St. Andrew's (TM52308187) is a 17th century church built within the ruined, roofless shell of a much larger 14th-15th century one. In what is no more than a fragment of a tale, the churchyard is said to be haunted at night by the figure of a woman without a face. Nothing else seems to be recorded of who she was, nor why she is bound to the graveyard.


Source: Antony D. Hippisley Coxe: 'Haunted Britain' (Pan Books Ltd, 1975), p.106.



Creeting St. Mary:


Jack's Green


Jack's Green Road still runs through the area named after it, around TM090561, but the land itself is built upon. By tradition, this was the site of a graveyard for plague victims in the 17th century, and it was once believed that the spot was so infertile that even buttercups wouldn't grow on it.

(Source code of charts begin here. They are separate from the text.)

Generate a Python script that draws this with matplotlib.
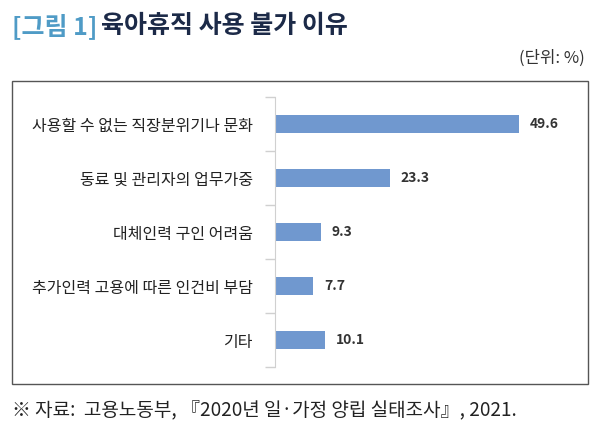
import matplotlib
matplotlib.use("Agg")
import matplotlib.pyplot as plt
from matplotlib.patches import Rectangle
import numpy as np

plt.rcParams['font.family'] = ['Noto Sans CJK KR', 'DejaVu Sans']

categories = ["사용할 수 없는 직장분위기나 문화", "동료 및 관리자의 업무가중",
              "대체인력 구인 어려움", "추가인력 고용에 따른 인건비 부담", "기타"]
values = [49.6, 23.3, 9.3, 7.7, 10.1]
value_labels = ["49.6", "23.3", "9.3", "7.7", "10.1"]

W, H = 600, 430
fig = plt.figure(figsize=(6.0, 4.3), dpi=100)

def fx(px):
    return px / W

def fy(py):
    return 1 - py / H

# Title
fig.text(fx(12), fy(26), "[그림 1]", fontsize=18, fontweight='semibold', color='#4f9bc6',
         ha='left', va='center')
fig.text(fx(101), fy(26), "육아휴직 사용 불가 이유", fontsize=18, fontweight='bold',
         color='#1c2a48', ha='left', va='center')
fig.text(fx(585), fy(58), "(단위: %)", fontsize=12, color='#333333', ha='right', va='center')

# Outer box
fig.patches.append(Rectangle((fx(12), fy(384)), fx(576), (384 - 81) / H,
                             transform=fig.transFigure, fill=False,
                             edgecolor='#555555', linewidth=1.0))

# Footer
fig.text(fx(12), fy(410), "※ 자료:  고용노동부, 『2020년 일·가정 양립 실태조사』, 2021.",
         fontsize=13.7, color='#222222', ha='left', va='center')

ax = fig.add_axes([fx(275), fy(367), fx(290), (367 - 97) / H])
y = np.arange(len(categories))
ax.barh(y, values, height=0.35, color='#7098cf')
ax.set_ylim(-0.5, len(categories) - 0.5)
ax.invert_yaxis()
ax.set_xlim(0, 59)

for yi, v, lab in zip(y, values, value_labels):
    ax.annotate(lab, (v, yi), xytext=(8, 0), textcoords='offset points',
                ha='left', va='center', fontsize=10, fontweight='bold', color='#333333')

ax.set_yticks(y)
ax.set_yticklabels(categories, fontsize=11.5, color='#222222')
ax.tick_params(axis='y', which='major', length=0, pad=16)
ax.set_yticks(np.arange(-0.5, len(categories)), minor=True)
ax.tick_params(axis='y', which='minor', length=7, color='#d0d0d0', width=1)
ax.set_xticks([])
for s in ['top', 'right', 'bottom']:
    ax.spines[s].set_visible(False)
ax.spines['left'].set_color('#d0d0d0')

fig.savefig("out.png", dpi=100)
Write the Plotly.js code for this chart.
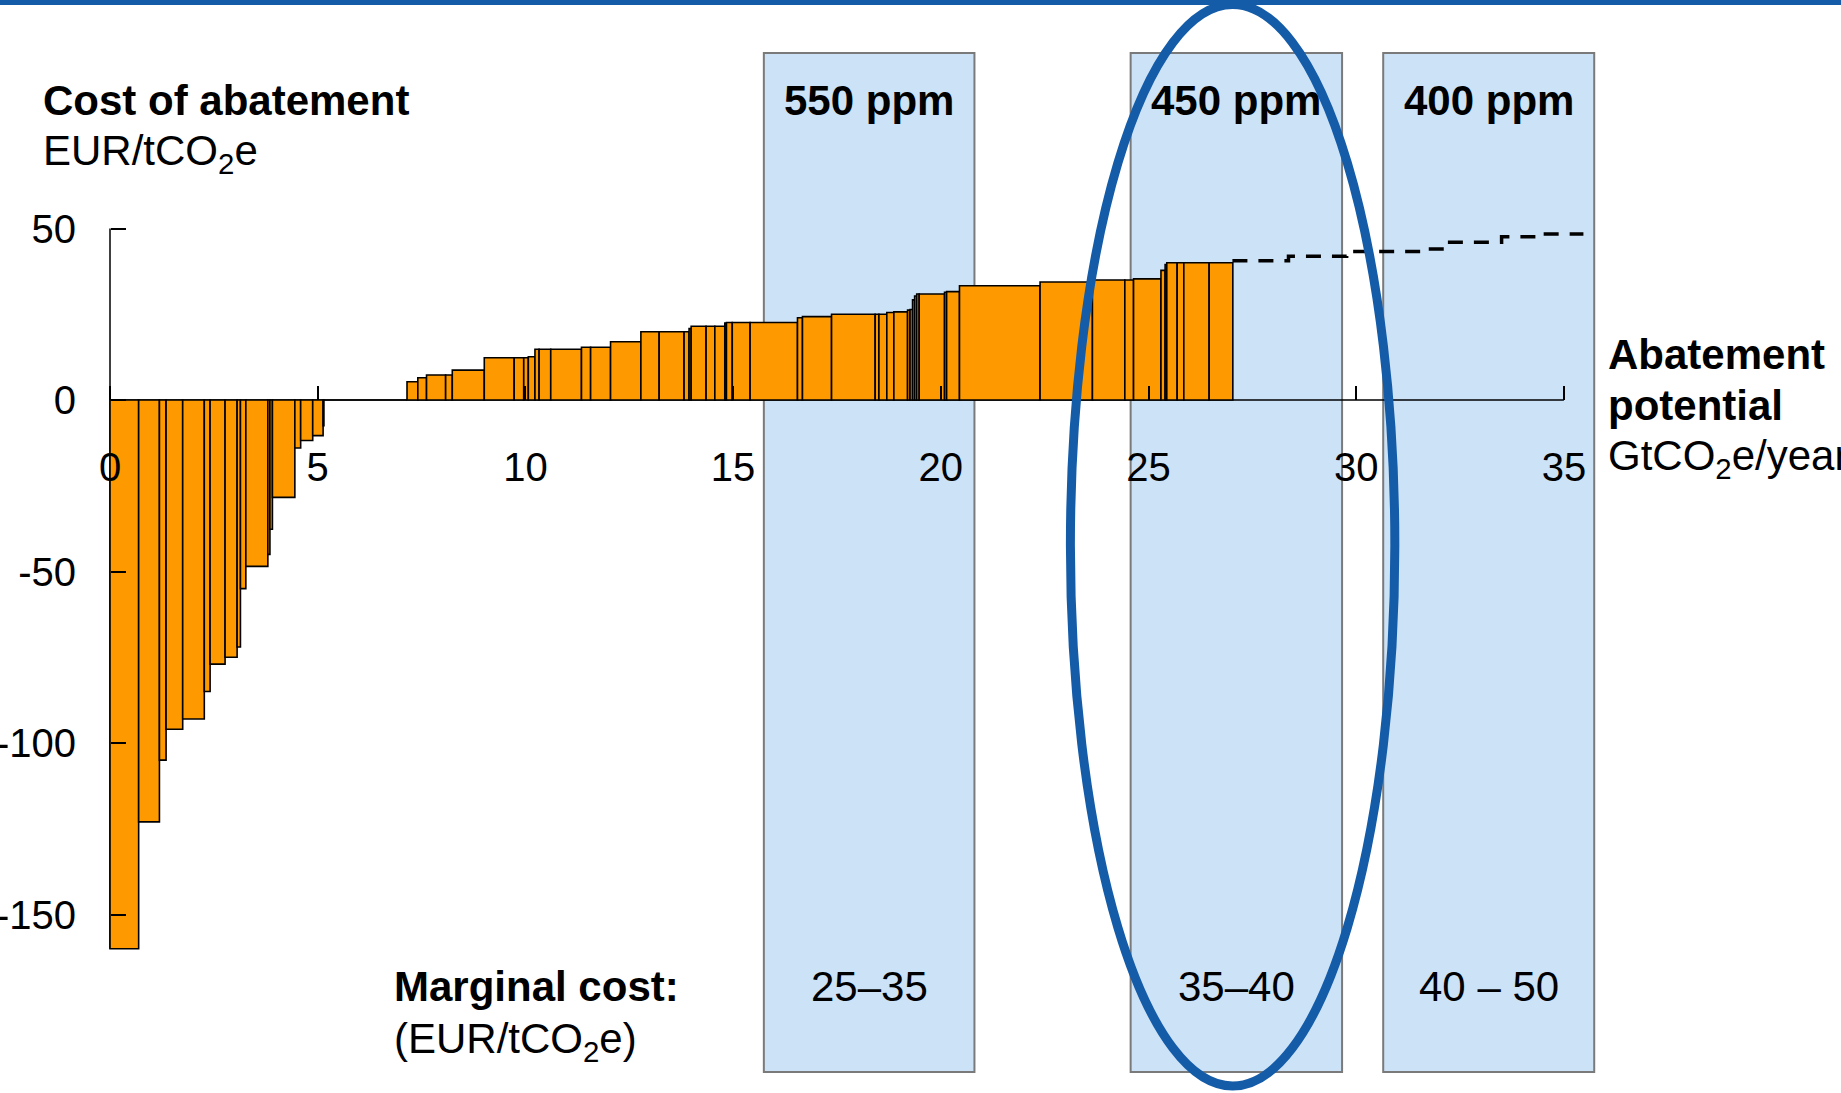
<!DOCTYPE html>
<html>
<head>
<meta charset="utf-8">
<script src="https://cdn.plot.ly/plotly-3.0.1.min.js"></script>
<style>
  html, body { margin: 0; padding: 0; background: #ffffff; overflow: hidden; }
  #chart { width: 1841px; height: 1093px; }
</style>
</head>
<body>
<div id="chart"></div>
<script>
// Abatement measures in merit order: potential (GtCO2e/year) and cost (EUR/tCO2e)
const potential = [
  0.69, 0.50, 0.16, 0.40, 0.52, 0.14, 0.36, 0.29, 0.08, 0.13, 0.53, 0.05, 0.06, 0.54, 0.14, 0.29, 0.25, 0.02,
  2.00,
  0.26, 0.21, 0.46, 0.16, 0.77, 0.72, 0.23, 0.11, 0.16, 0.10, 0.28, 0.74, 0.22, 0.48, 0.73, 0.44, 0.60, 0.12,
  0.05, 0.36, 0.21, 0.24, 0.04, 0.14, 0.43, 1.14, 0.12, 0.70, 1.05, 0.09, 0.19, 0.17, 0.33, 0.06, 0.06, 0.05,
  0.05, 0.06, 0.61, 0.05, 0.31, 1.94, 1.26, 0.78, 0.21, 0.66, 0.10, 0.04, 0.25, 0.16, 0.61, 0.57
];
const cost = [
  -160, -123, -105, -96, -93, -85, -77, -75, -72, -55, -48.5, -45, -37.7, -28.4, -14, -11.8, -10.4, -7.5,
  0,
  5.3, 6.5, 7.3, 7.3, 8.7, 12.3, 12.3, 12.3, 12.6, 14.8, 14.8, 14.8, 15.4, 15.4, 17.0, 19.9, 19.9, 19.9,
  20.8, 21.5, 21.5, 21.5, 22.4, 22.6, 22.6, 22.6, 24.0, 24.3, 25.0, 25.0, 25.0, 25.5, 25.7, 26.2, 26.4, 29.2,
  30.3, 30.9, 30.9, 31.4, 31.6, 33.3, 34.4, 35.0, 35.0, 35.3, 37.8, 39.5, 40.0, 40.0, 40.0, 40.0
];

// Further (more expensive) measures beyond the curve, shown dashed
const extPotential = [27.02, 28.37, 29.77, 31.54, 32.14, 33.50, 34.42, 35.47];
const extCost      = [40.6, 41.9, 43.3, 44.0, 46.0, 47.6, 48.4, 48.4];

// Stabilisation targets with the cumulative potential they need
const bandLabel = ['550 ppm', '450 ppm', '400 ppm'];
const bandFrom  = [15.74, 24.57, 30.65];
const bandTo    = [20.81, 29.66, 35.73];
const bandCost  = ['25–35', '35–40', '40 – 50'];

// Axis ticks
const xTicks = [0, 5, 10, 15, 20, 25, 30, 35];
const yTicks = [-150, -100, -50, 0, 50];
const yTickText = ['-150', '-100', '-50', '0', '50'];

// ---- geometry of the page ----
const W = 1841, H = 1093;
const ORIGIN_PX = 110;      // pixel column of zero potential
const ZERO_PX = 400;        // pixel row of zero cost
const PX_PER_GT = 41.54;
const PX_PER_EUR = 3.43;

const xRange = [-ORIGIN_PX / PX_PER_GT, (W - ORIGIN_PX) / PX_PER_GT];
const yRange = [-(H - ZERO_PX) / PX_PER_EUR, ZERO_PX / PX_PER_EUR];

// bar positions from cumulative potential
const centers = [];
let acc = 0;
potential.forEach(w => { centers.push(acc + w / 2); acc += w; });

const FONT = 'Liberation Sans, Arial, Helvetica, sans-serif';
const BLUE = 'rgb(21,92,168)';

const bars = {
  type: 'bar',
  x: centers,
  y: cost,
  width: potential,
  base: 0,
  marker: { color: '#FF9900', line: { color: '#000000', width: 1.6 } },
  hoverinfo: 'skip',
  showlegend: false
};

const ext = {
  type: 'scatter',
  mode: 'lines',
  x: extPotential,
  y: extCost,
  line: { color: '#000000', width: 3.5, dash: '15px,11px', shape: 'hv' },
  hoverinfo: 'skip',
  showlegend: false,
  cliponaxis: false
};

const BAND_TOP = 101.2, BAND_BOTTOM = -195.9;
const shapes = [];
bandLabel.forEach((_, i) => {
  shapes.push({
    type: 'rect', xref: 'x', yref: 'y', layer: 'below',
    x0: bandFrom[i], x1: bandTo[i], y0: BAND_BOTTOM, y1: BAND_TOP,
    fillcolor: '#cce2f7', line: { color: '#7a7a7a', width: 2 }
  });
});
// axis lines
shapes.push({ type: 'line', xref: 'x', yref: 'y', layer: 'below',
  x0: 0, x1: 35, y0: 0, y1: 0, line: { color: '#000000', width: 1.5 } });
shapes.push({ type: 'line', xref: 'x', yref: 'y', layer: 'below',
  x0: 0, x1: 0, y0: -160, y1: 50, line: { color: '#000000', width: 1.5 } });
// highlight ring around the 450 ppm target
shapes.push({ type: 'circle', xref: 'x', yref: 'y', layer: 'above',
  x0: 23.12, x1: 30.93, y0: -200, y1: 115.3,
  line: { color: BLUE, width: 9 }, fillcolor: 'rgba(0,0,0,0)' });
// top rule
shapes.push({ type: 'rect', xref: 'paper', yref: 'paper', layer: 'above',
  x0: 0, x1: 1, y0: 1 - 5 / H, y1: 1, fillcolor: BLUE, line: { width: 0 } });

function px(xPix) { return xPix / W; }
function py(yPix) { return 1 - yPix / H; }

const annotations = [];
function txt(text, x, y, opts) {
  annotations.push(Object.assign({
    text: text, x: x, y: y, xref: 'paper', yref: 'paper',
    xanchor: 'left', yanchor: 'middle', showarrow: false,
    font: { family: FONT, size: 42, color: '#000000' }
  }, opts || {}));
}

txt('<b>Cost of abatement</b>', px(41), py(100));
txt('EUR/tCO<sub>2</sub>e', px(41), py(153));
txt('<b>Abatement</b>', px(1606), py(354));
txt('<b>potential</b>', px(1606), py(405));
txt('GtCO<sub>2</sub>e/year', px(1606), py(459));
txt('<b>Marginal cost:</b>', px(392), py(986));
txt('(EUR/tCO<sub>2</sub>e)', px(392), py(1041));

bandLabel.forEach((lab, i) => {
  const mid = (bandFrom[i] + bandTo[i]) / 2;
  txt('<b>' + lab + '</b>', mid, py(100), { xref: 'x', xanchor: 'center' });
  txt(bandCost[i], mid, py(986), { xref: 'x', xanchor: 'center' });
});

const layout = {
  width: W, height: H,
  margin: { l: 0, r: 0, t: 0, b: 0, pad: 0 },
  paper_bgcolor: '#ffffff',
  plot_bgcolor: 'rgba(0,0,0,0)',
  font: { family: FONT, color: '#000000' },
  showlegend: false,
  xaxis: {
    range: xRange, anchor: 'free', position: 1 - ZERO_PX / H,
    showgrid: false, zeroline: false, showline: false,
    tickmode: 'array', tickvals: xTicks,
    ticks: 'inside', ticklen: 14, tickwidth: 2, tickcolor: '#000000',
    tickfont: { family: FONT, size: 40, color: '#000000' },
    ticklabelstandoff: 40, fixedrange: true
  },
  yaxis: {
    range: yRange, anchor: 'free', position: ORIGIN_PX / W,
    showgrid: false, zeroline: false, showline: false,
    tickmode: 'array', tickvals: yTicks, ticktext: yTickText,
    ticks: 'inside', ticklen: 15, tickwidth: 2, tickcolor: '#000000',
    tickfont: { family: FONT, size: 40, color: '#000000' },
    ticklabelstandoff: 34, fixedrange: true
  },
  shapes: shapes,
  annotations: annotations
};

Plotly.newPlot('chart', [bars, ext], layout, { staticPlot: true, displayModeBar: false });
</script>
</body>
</html>
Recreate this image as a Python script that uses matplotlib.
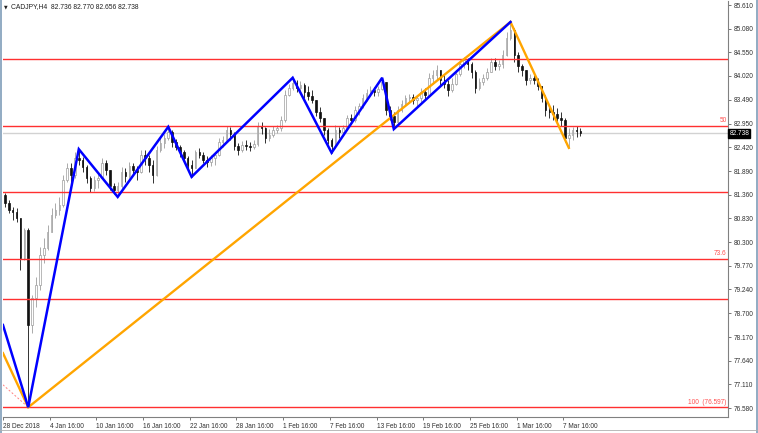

Source: George Ewart Evans: ‘The Pattern Under the Plough’ (Faber & Faber, 1971), p.137.





The Hill of Health


Between Bury St. Edmunds and Thetford is a beautiful round barrow, crowned with a clump of Scots Pines, and situated on a height known as the Hill of Health (TL836713). But there is now no sign of the "large, unhewn block" said to be somewhere on the slope of the mound.1 (A report of 1937 said there were actually "two large sarsens" on the southern side of the barrow.2) The mound is now in the garden of a private house, and the owner when I visited in the 1970s could only say that it was "where the Saxons were buried". T. C. Lethbridge suggested the name might be a corruption of 'Hill of Helith' (aka Helios, Hercules.) He also recorded the tradition that the Danes once skinned a young shepherd there.3



1. M. R. James: 'Suffolk & Norfolk' (Dent & Sons, 1930), p.62.

2. https://heritage.suffolk.gov.uk - Hill-of-Health

3. T. C. Lethbridge: 'Gogmagog - the Buried Gods' (Routledge & Kegan Paul, 1957).





Secret tunnel


Culpho is a tiny hamlet near Grundisburgh, a few miles west of Woodbridge. Abbey Farm here (TM207493) is the site of an abbey built in 1280 on behalf of the monks of Leiston Abbey many miles further to the north. A tunnel for their use allegedly runs from the abbey site to St. Botolph's church (TM210491), a few hundred metres across the fields.